Transferrin in combination with induction chemotherapy improves outcomes in mouse models of acute myeloid leukemia

Acute myeloid leukemia (AML) is an aggressive leukemia with high rates of chemoresistance and relapse. Patients with AML undergoing induction chemotherapy often have delayed erythropoietic recovery and febrile neutropenia. Infection is a leading cause of mortality in this population. There is an unmet need to improve disease-specific outcomes in patients with AML undergoing cytotoxic chemotherapy. AML, at diagnosis, is characterized by increased levels of circulating iron due to erythroid block and cell death, which is further aggravated upon intensive chemotherapy. We hypothesized that iron, particularly toxic non–transferrin-bound iron (NTBI), can be redistributed away from AML cells and bacteria into nonmalignant transferrin receptor (CD71)–expressing cells by administering exogenous iron-free apotransferrin (apoTF).
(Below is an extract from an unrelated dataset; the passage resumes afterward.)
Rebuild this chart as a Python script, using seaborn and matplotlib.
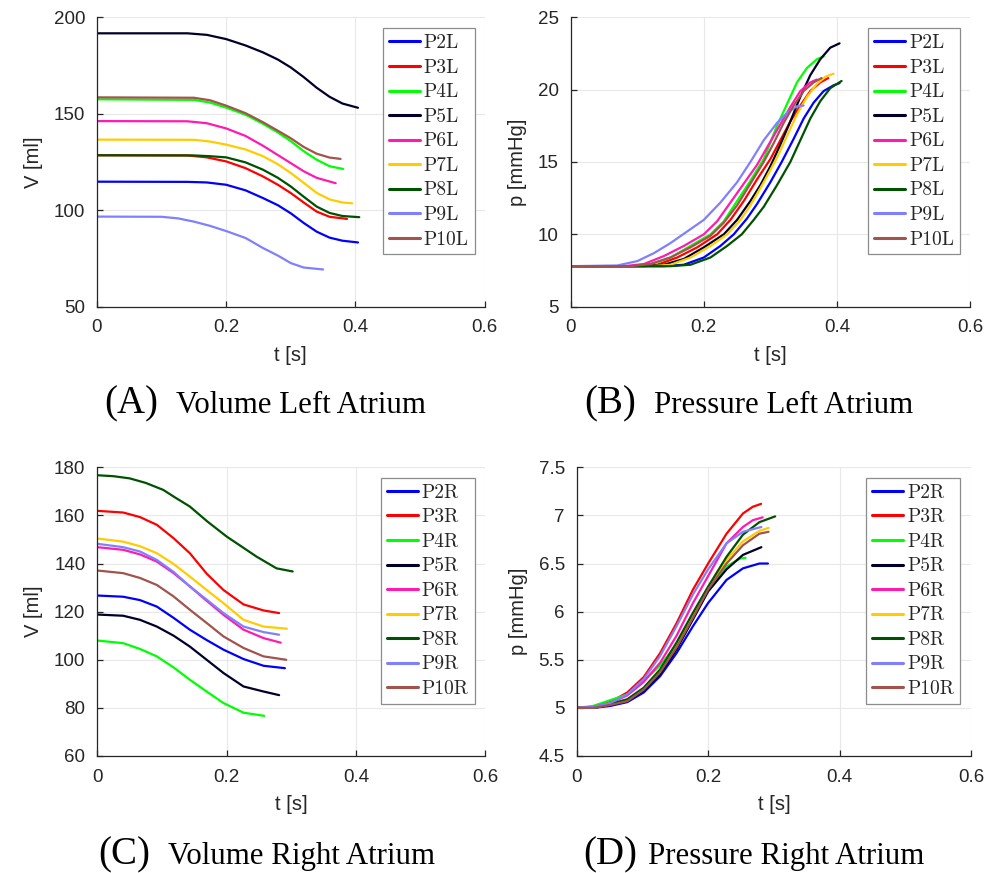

Using mouse models of AML, we show that mice treated with human apoTF had decreased NTBI and increased bone marrow erythropoiesis and B cell responses. ApoTF treatment resulted in normalization of bone marrow blood vessels and reduction of lipid peroxidation in endothelial cells. Crucially, apoTF combined with chemotherapy resulted in a reduction of AML cells and in improved survival, which was dependent on adaptive immunity. We established a murine model of Escherichia coli sepsis in leukemic mice receiving chemotherapy. We show that apoTF administration increased the survival of E. coli –infected mice. Mechanistically, apoTF treatment decreased the levels of circulating C-C motif chemokine ligand 2 (CCL2) and interleukin-6 through reduced expression of CCL2 in lipopolysaccharide-polarized macrophages. Our results demonstrate an overall benefit of iron redistribution induced by transferrin in combination with cytotoxic chemotherapy in AML.